It's August, and most of the federal government is on vacation.
Members of Congress are on their annual August state or district "work period," President Barack Obama is at Martha's Vineyard, and the Supreme Court is off until early October.
But not all of the federal machinery is idle, especially in Texas.
In San Antonio, a three-judge federal court is hearing the latest arguments in a case challenging state legislative and congressional redistricting plans favorable to the GOP. Another court, in Corpus Christi, plans to hear a case Sept. 2 that questions the constitutionality of Texas' voter identification law.
The latter case exemplifies the Republican effort in states with GOP governors and legislatures to limit turnout among Democratic-leaning minority groups. The verdict could significantly affect the political futures of Texas and other states where the Justice Department filed or joined similar suits.
Both Texas cases stem from the 2013 Supreme Court decision ruling unconstitutional the 1965 Voting Rights Act section that gives the department power to review in advance voting changes in states like Texas with a history of racial bias.
Now, it must file court challenges to block state actions or restore its pre-clearance authority. Richard Hasen, an election law expert at the University of California, Irvine's School of Law, called the cases "a rear-guard action to use the remaining levers they have."
(Last) week's San Antonio hearing is part of the challenge to the Legislature's state and federal redistricting plans, which the Justice Department and other critics contend discriminate against Texas' rapidly growing Hispanic population. The court has temporarily superseded the plans with its own.
The critics make a good case; the congressional redistricting plan created four new predominantly white districts, though Texas' population growth was 65 percent Hispanic.
Interestingly, Texas acknowledged bias -- but said it was aimed at Democrats, not minorities. "It is perfectly constitutional for a Republican-controlled legislature to make partisan districting decisions, even if there are incidental effects on minority voters who support Democratic candidates," it said.
The Corpus Christi case challenges Texas' unreasonably strict 2011 law requiring voters to show one of a limited number of ID cards: a driver's license, a passport, a concealed gun permit, military ID, an official state identification card or an election ID card.
Allegedly designed to combat voter fraud, despite the lack of evidence that such fraud is a problem, the law could keep thousands of elderly and poor rural Democratic-leaning blacks and Hispanics from voting, state and federal statistics show.
The department has also challenged a North Carolina law with similarly strict voter ID requirements. That law also reduced pre-election voting days and eliminated a program encouraging high school students to register and vote.
Last week, a federal judge refused to block the North Carolina law pending a trial, declaring that challengers failed to show it would cause them "irreparable harm." Its voter ID portions don't take effect until 2016.
Hasen said the Texas and North Carolina cases "are the ones everyone is watching.

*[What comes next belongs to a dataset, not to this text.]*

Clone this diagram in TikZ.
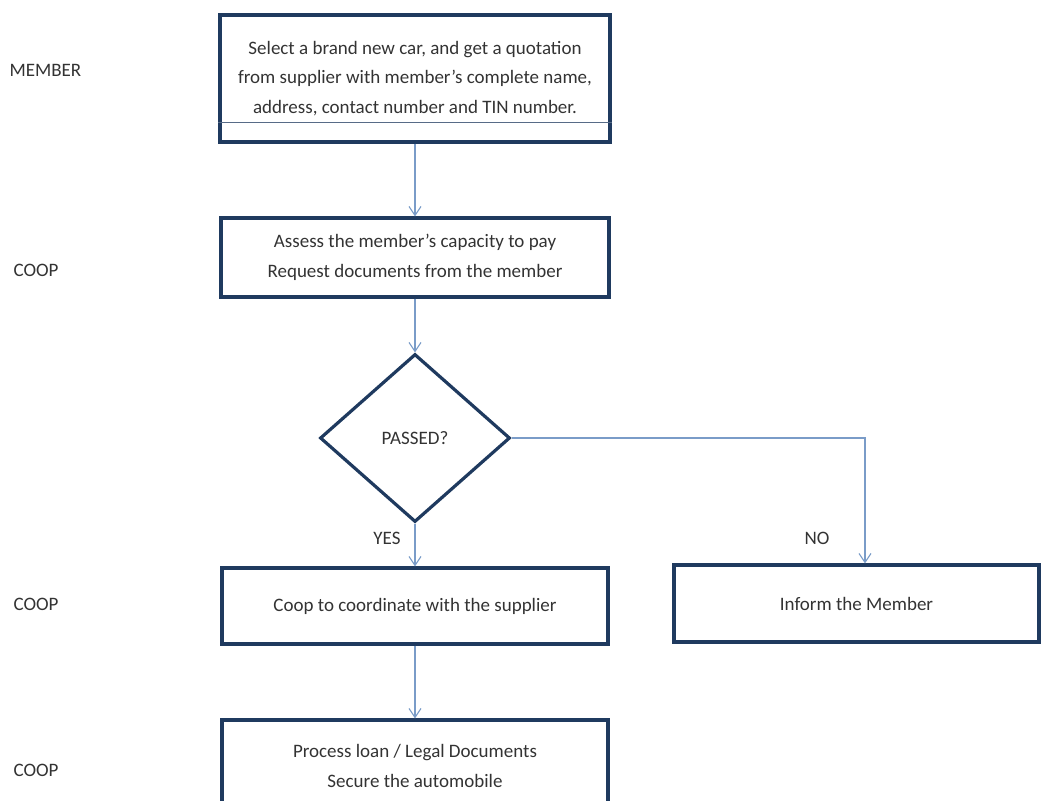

If the Justice Department is unsuccessful, it's going to be open season for other jurisdictions to pass voting laws."
Pretrial rulings by U.S. District Judge Nelva Gonzales Ramos, an Obama appointee, indicate Texas could face a tough time. A decision throwing out the law before November's elections could be a blow to its architect, GOP gubernatorial nominee Greg Abbott.
"But the appeals court could be a different story," Hasen said, noting its Republican tilt. And unlike Ramos, the North Carolina judge is a George W. Bush appointee.
Ultimately, the issue is likely to reach the same Supreme Court that ignored increased state efforts to make voting harder when it narrowed the Voting Rights Act.
(Carl Leubsdorf is the former Washington bureau chief of The Dallas Morning News.)